### YOUR TASK
Give all of the lines again, with nothing added or dropped.

### SUPPLIED DATA
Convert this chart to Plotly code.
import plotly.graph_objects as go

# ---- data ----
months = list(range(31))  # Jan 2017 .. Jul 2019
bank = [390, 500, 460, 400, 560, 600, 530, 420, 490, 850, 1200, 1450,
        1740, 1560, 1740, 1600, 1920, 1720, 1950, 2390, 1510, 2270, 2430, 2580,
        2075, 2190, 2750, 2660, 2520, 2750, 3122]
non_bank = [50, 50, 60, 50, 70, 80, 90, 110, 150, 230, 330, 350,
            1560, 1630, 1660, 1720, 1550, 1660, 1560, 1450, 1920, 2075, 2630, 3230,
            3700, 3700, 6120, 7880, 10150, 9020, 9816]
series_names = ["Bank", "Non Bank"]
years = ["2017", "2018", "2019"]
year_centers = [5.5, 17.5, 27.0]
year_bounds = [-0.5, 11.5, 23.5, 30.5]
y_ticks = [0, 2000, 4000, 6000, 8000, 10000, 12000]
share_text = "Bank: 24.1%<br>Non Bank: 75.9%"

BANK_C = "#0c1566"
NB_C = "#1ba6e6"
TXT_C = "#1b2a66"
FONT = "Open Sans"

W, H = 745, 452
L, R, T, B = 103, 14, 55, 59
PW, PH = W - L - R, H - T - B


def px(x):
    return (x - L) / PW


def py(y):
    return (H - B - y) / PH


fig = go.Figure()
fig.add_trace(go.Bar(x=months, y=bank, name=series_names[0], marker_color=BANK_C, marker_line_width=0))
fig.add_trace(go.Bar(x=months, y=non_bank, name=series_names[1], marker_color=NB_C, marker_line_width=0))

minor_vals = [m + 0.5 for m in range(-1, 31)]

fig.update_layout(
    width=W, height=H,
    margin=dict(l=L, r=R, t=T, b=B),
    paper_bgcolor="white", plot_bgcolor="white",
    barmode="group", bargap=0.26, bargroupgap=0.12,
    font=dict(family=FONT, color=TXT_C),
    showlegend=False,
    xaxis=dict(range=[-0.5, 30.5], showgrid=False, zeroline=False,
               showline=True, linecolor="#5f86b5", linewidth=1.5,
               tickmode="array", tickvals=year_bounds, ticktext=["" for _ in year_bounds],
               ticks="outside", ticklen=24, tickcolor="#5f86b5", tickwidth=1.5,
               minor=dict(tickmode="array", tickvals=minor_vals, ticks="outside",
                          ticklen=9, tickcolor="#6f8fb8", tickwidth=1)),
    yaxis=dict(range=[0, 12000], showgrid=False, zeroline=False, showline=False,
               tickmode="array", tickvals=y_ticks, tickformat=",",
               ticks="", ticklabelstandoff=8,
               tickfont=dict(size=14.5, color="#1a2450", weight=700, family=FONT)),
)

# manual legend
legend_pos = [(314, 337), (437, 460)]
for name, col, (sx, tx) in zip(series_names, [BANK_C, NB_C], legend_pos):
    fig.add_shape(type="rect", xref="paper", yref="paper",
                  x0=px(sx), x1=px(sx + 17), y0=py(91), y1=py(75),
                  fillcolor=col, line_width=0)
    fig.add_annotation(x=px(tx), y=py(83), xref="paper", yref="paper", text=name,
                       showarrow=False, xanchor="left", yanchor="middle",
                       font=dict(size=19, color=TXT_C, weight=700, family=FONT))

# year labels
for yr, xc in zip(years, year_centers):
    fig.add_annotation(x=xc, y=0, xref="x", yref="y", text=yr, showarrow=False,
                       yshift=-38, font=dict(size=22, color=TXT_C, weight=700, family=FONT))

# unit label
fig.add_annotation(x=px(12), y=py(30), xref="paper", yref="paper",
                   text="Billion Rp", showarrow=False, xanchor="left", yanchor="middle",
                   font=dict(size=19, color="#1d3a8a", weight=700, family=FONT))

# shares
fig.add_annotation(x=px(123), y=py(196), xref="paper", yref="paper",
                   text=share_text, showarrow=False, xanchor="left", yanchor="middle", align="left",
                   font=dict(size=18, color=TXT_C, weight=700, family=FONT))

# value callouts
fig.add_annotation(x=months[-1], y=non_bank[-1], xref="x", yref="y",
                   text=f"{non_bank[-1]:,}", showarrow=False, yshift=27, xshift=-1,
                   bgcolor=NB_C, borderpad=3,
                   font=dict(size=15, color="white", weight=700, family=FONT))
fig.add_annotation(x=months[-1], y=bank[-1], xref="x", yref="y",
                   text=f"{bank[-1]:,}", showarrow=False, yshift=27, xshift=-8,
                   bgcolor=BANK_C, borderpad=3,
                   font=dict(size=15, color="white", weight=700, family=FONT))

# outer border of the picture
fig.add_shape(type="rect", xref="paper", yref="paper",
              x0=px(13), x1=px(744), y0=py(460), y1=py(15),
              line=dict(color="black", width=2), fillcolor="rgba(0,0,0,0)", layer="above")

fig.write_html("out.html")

### SOLUTION FOR THIS EXERCISE
Convert this chart to Plotly code.
import plotly.graph_objects as go

# ---- data ----
months = list(range(31))  # Jan 2017 .. Jul 2019
bank = [390, 500, 460, 400, 560, 600, 530, 420, 490, 850, 1200, 1450,
        1740, 1560, 1740, 1600, 1920, 1720, 1950, 2390, 1510, 2270, 2430, 2580,
        2075, 2190, 2750, 2660, 2520, 2750, 3122]
non_bank = [50, 50, 60, 50, 70, 80, 90, 110, 150, 230, 330, 350,
            1560, 1630, 1660, 1720, 1550, 1660, 1560, 1450, 1920, 2075, 2630, 3230,
            3700, 3700, 6120, 7880, 10150, 9020, 9816]
series_names = ["Bank", "Non Bank"]
years = ["2017", "2018", "2019"]
year_centers = [5.5, 17.5, 27.0]
year_bounds = [-0.5, 11.5, 23.5, 30.5]
y_ticks = [0, 2000, 4000, 6000, 8000, 10000, 12000]
share_text = "Bank: 24.1%<br>Non Bank: 75.9%"

BANK_C = "#0c1566"
NB_C = "#1ba6e6"
TXT_C = "#1b2a66"
FONT = "Open Sans"

W, H = 745, 452
L, R, T, B = 103, 14, 55, 59
PW, PH = W - L - R, H - T - B


def px(x):
    return (x - L) / PW


def py(y):
    return (H - B - y) / PH


fig = go.Figure()
fig.add_trace(go.Bar(x=months, y=bank, name=series_names[0], marker_color=BANK_C, marker_line_width=0))
fig.add_trace(go.Bar(x=months, y=non_bank, name=series_names[1], marker_color=NB_C, marker_line_width=0))

minor_vals = [m + 0.5 for m in range(-1, 31)]

fig.update_layout(
    width=W, height=H,
    margin=dict(l=L, r=R, t=T, b=B),
    paper_bgcolor="white", plot_bgcolor="white",
    barmode="group", bargap=0.26, bargroupgap=0.12,
    font=dict(family=FONT, color=TXT_C),
    showlegend=False,
    xaxis=dict(range=[-0.5, 30.5], showgrid=False, zeroline=False,
               showline=True, linecolor="#5f86b5", linewidth=1.5,
               tickmode="array", tickvals=year_bounds, ticktext=["" for _ in year_bounds],
               ticks="outside", ticklen=24, tickcolor="#5f86b5", tickwidth=1.5,
               minor=dict(tickmode="array", tickvals=minor_vals, ticks="outside",
                          ticklen=9, tickcolor="#6f8fb8", tickwidth=1)),
    yaxis=dict(range=[0, 12000], showgrid=False, zeroline=False, showline=False,
               tickmode="array", tickvals=y_ticks, tickformat=",",
               ticks="", ticklabelstandoff=8,
               tickfont=dict(size=14.5, color="#1a2450", weight=700, family=FONT)),
)

# manual legend
legend_pos = [(314, 337), (437, 460)]
for name, col, (sx, tx) in zip(series_names, [BANK_C, NB_C], legend_pos):
    fig.add_shape(type="rect", xref="paper", yref="paper",
                  x0=px(sx), x1=px(sx + 17), y0=py(91), y1=py(75),
                  fillcolor=col, line_width=0)
    fig.add_annotation(x=px(tx), y=py(83), xref="paper", yref="paper", text=name,
                       showarrow=False, xanchor="left", yanchor="middle",
                       font=dict(size=19, color=TXT_C, weight=700, family=FONT))

# year labels
for yr, xc in zip(years, year_centers):
    fig.add_annotation(x=xc, y=0, xref="x", yref="y", text=yr, showarrow=False,
                       yshift=-38, font=dict(size=22, color=TXT_C, weight=700, family=FONT))

# unit label
fig.add_annotation(x=px(12), y=py(30), xref="paper", yref="paper",
                   text="Billion Rp", showarrow=False, xanchor="left", yanchor="middle",
                   font=dict(size=19, color="#1d3a8a", weight=700, family=FONT))

# shares
fig.add_annotation(x=px(123), y=py(196), xref="paper", yref="paper",
                   text=share_text, showarrow=False, xanchor="left", yanchor="middle", align="left",
                   font=dict(size=18, color=TXT_C, weight=700, family=FONT))

# value callouts
fig.add_annotation(x=months[-1], y=non_bank[-1], xref="x", yref="y",
                   text=f"{non_bank[-1]:,}", showarrow=False, yshift=27, xshift=-1,
                   bgcolor=NB_C, borderpad=3,
                   font=dict(size=15, color="white", weight=700, family=FONT))
fig.add_annotation(x=months[-1], y=bank[-1], xref="x", yref="y",
                   text=f"{bank[-1]:,}", showarrow=False, yshift=27, xshift=-8,
                   bgcolor=BANK_C, borderpad=3,
                   font=dict(size=15, color="white", weight=700, family=FONT))

# outer border of the picture
fig.add_shape(type="rect", xref="paper", yref="paper",
              x0=px(13), x1=px(744), y0=py(460), y1=py(15),
              line=dict(color="black", width=2), fillcolor="rgba(0,0,0,0)", layer="above")

fig.write_html("out.html")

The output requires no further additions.